# Short task:
Repeat exactly the lines running from the line that contains "Recreate this image" to the line that contains "Serif', 'Times New"; include both ends and add nothing.

# Source records:
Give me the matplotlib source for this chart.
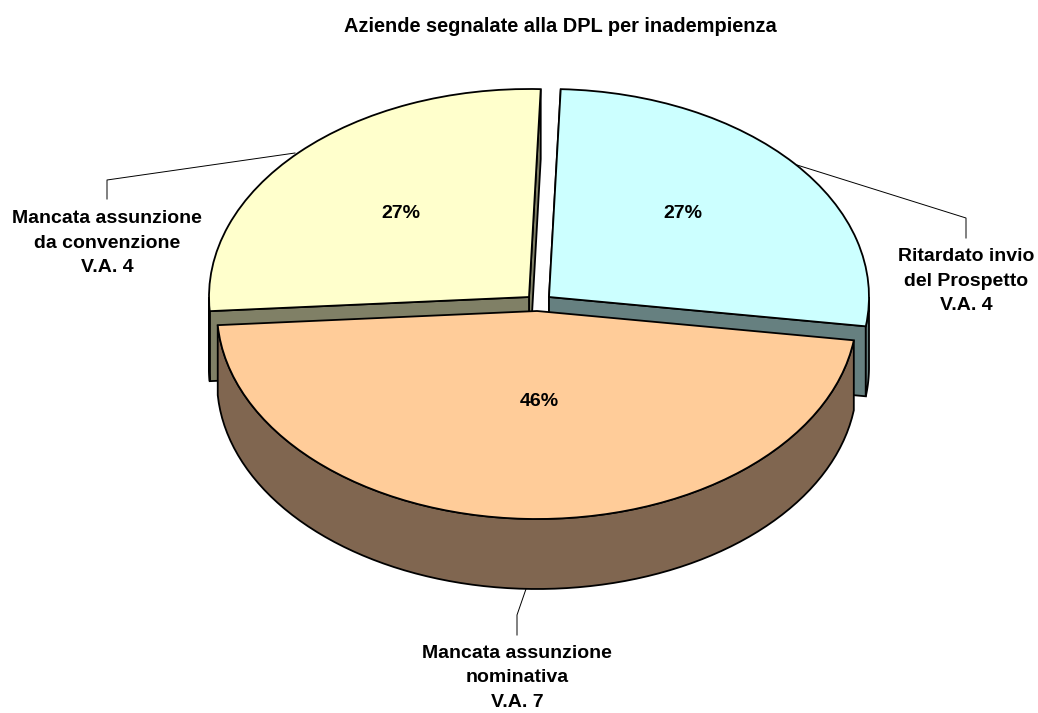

---

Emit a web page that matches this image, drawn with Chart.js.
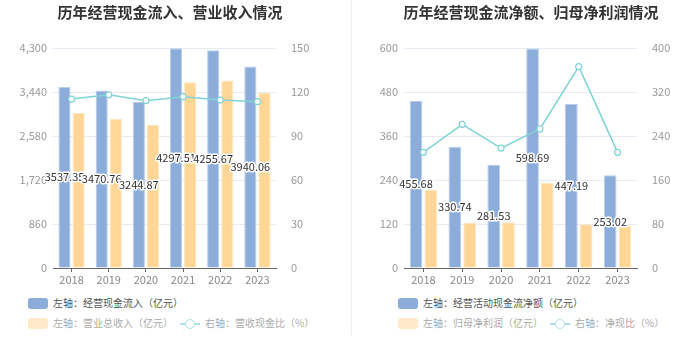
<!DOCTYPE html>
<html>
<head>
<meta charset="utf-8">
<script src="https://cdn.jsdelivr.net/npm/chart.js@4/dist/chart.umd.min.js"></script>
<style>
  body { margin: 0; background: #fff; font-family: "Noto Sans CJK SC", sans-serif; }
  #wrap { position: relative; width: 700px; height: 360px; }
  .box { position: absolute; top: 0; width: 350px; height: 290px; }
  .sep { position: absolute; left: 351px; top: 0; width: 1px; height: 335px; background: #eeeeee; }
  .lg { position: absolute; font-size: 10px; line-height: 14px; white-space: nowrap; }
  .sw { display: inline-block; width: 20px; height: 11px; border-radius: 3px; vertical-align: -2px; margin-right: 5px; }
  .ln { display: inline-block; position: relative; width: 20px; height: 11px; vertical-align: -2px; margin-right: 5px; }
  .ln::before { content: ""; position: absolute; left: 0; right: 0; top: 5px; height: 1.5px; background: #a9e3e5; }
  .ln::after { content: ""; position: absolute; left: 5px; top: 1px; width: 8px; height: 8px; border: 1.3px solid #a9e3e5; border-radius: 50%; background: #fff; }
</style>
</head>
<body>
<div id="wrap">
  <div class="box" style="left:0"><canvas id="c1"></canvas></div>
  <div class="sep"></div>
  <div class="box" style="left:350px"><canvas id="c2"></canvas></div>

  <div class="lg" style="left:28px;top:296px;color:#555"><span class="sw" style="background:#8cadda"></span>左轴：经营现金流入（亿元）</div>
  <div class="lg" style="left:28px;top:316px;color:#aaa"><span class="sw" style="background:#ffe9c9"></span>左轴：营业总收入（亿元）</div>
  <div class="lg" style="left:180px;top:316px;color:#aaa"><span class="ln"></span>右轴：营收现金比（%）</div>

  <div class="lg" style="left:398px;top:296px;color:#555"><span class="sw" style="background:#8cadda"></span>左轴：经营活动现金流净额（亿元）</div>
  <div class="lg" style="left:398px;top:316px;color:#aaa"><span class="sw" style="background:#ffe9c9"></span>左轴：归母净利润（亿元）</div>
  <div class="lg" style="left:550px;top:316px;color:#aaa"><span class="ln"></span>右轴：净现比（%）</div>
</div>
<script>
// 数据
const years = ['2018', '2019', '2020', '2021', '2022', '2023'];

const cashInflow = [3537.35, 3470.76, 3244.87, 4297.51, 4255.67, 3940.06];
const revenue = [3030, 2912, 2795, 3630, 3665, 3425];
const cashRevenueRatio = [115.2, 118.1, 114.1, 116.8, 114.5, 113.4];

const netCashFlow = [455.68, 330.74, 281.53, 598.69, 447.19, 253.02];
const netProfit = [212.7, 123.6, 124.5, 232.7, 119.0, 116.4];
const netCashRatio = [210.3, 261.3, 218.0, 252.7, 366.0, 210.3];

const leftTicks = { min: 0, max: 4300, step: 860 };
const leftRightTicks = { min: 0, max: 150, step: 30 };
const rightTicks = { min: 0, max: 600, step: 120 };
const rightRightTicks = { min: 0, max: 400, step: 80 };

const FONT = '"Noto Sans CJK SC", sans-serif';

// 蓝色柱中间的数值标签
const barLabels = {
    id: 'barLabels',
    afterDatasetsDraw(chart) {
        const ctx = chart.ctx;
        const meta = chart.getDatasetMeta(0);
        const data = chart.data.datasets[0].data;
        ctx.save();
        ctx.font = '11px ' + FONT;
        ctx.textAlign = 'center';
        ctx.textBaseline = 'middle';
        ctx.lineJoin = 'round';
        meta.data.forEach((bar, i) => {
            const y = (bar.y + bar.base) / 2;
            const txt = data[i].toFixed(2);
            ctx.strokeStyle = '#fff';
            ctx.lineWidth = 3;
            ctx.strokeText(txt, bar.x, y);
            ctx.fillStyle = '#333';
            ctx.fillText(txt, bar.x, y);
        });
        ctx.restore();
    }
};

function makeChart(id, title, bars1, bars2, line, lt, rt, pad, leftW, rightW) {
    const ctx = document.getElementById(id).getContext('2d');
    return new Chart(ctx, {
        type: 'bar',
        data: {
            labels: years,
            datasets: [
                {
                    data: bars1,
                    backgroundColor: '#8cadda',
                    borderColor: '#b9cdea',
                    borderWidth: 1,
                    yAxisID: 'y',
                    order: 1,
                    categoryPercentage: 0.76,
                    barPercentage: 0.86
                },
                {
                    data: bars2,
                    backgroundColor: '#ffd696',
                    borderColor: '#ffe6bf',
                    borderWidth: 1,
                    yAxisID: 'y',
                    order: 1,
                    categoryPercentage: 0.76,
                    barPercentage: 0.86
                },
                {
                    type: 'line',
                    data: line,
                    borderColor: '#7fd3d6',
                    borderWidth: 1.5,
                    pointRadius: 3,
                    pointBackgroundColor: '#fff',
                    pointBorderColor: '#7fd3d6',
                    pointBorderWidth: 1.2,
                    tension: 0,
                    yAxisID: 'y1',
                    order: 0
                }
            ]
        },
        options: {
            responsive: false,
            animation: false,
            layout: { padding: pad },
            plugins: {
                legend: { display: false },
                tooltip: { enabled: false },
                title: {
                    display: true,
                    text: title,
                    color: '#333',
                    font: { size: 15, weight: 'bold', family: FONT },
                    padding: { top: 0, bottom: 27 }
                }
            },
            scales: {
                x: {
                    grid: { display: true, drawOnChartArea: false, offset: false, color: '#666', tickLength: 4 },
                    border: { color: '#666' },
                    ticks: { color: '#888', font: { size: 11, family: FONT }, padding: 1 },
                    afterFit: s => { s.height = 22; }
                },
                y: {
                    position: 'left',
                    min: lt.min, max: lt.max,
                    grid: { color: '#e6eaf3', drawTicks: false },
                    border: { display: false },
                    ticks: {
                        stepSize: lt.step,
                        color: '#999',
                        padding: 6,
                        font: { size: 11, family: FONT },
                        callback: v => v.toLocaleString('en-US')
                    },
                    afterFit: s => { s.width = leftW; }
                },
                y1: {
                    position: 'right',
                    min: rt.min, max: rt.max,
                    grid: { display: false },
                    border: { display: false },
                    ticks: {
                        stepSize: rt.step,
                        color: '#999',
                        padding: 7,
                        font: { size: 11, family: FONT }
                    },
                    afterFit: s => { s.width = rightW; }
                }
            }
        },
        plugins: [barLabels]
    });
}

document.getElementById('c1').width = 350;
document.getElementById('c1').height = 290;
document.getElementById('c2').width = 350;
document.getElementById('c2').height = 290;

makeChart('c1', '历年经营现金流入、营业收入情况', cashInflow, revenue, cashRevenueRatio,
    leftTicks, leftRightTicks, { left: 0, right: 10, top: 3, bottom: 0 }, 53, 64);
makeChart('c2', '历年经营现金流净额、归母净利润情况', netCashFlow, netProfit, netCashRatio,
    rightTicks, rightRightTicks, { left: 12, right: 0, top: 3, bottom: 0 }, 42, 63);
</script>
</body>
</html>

--

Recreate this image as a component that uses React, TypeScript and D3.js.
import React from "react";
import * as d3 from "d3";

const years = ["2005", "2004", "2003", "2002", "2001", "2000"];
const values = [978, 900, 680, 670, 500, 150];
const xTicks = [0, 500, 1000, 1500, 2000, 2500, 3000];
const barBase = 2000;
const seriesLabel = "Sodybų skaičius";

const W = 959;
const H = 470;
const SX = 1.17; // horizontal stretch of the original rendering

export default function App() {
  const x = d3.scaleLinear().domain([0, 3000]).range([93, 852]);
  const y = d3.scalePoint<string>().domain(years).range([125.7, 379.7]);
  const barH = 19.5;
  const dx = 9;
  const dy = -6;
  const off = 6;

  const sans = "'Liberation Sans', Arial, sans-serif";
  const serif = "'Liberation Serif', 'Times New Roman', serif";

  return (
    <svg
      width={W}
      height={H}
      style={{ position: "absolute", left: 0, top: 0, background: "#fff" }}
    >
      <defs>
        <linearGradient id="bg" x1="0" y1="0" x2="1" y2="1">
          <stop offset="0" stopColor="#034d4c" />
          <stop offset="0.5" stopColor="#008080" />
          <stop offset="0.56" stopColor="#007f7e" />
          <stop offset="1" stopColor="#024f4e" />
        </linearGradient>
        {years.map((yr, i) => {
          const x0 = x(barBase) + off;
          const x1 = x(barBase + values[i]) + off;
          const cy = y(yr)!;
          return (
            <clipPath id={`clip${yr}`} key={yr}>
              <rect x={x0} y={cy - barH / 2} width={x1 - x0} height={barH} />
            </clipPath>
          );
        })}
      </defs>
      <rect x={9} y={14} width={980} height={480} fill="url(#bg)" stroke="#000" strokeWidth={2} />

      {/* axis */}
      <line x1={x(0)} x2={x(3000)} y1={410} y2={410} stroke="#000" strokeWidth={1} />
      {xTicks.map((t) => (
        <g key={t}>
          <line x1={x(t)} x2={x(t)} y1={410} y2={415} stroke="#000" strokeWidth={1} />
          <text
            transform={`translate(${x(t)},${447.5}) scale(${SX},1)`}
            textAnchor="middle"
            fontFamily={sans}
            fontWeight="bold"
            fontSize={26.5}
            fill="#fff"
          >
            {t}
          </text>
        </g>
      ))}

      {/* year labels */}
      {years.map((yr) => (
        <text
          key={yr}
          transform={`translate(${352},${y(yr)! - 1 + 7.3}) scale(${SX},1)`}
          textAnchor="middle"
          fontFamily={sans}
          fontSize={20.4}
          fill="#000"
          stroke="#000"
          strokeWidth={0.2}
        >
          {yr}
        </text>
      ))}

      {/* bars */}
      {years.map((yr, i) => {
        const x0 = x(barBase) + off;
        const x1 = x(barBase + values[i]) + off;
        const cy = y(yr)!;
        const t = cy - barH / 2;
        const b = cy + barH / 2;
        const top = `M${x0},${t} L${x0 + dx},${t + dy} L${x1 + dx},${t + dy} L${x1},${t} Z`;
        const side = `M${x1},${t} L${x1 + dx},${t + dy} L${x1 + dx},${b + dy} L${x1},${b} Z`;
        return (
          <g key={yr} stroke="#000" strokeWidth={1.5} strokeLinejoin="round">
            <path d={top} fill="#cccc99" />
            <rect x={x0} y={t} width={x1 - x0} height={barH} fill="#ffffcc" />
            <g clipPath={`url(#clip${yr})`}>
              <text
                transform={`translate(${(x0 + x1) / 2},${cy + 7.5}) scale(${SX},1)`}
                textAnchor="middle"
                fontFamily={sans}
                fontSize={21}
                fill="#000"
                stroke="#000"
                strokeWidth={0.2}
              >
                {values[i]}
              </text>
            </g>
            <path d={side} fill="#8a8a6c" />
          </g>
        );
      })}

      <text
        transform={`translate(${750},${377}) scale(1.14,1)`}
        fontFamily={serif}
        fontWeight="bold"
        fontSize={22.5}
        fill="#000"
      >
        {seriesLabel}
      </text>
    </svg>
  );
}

# Answer for the task:
Recreate this image as a component that uses React, TypeScript and D3.js.
import React from "react";
import * as d3 from "d3";

const years = ["2005", "2004", "2003", "2002", "2001", "2000"];
const values = [978, 900, 680, 670, 500, 150];
const xTicks = [0, 500, 1000, 1500, 2000, 2500, 3000];
const barBase = 2000;
const seriesLabel = "Sodybų skaičius";

const W = 959;
const H = 470;
const SX = 1.17; // horizontal stretch of the original rendering

export default function App() {
  const x = d3.scaleLinear().domain([0, 3000]).range([93, 852]);
  const y = d3.scalePoint<string>().domain(years).range([125.7, 379.7]);
  const barH = 19.5;
  const dx = 9;
  const dy = -6;
  const off = 6;

  const sans = "'Liberation Sans', Arial, sans-serif";
  const serif = "'Liberation Serif', 'Times New Roman', serif";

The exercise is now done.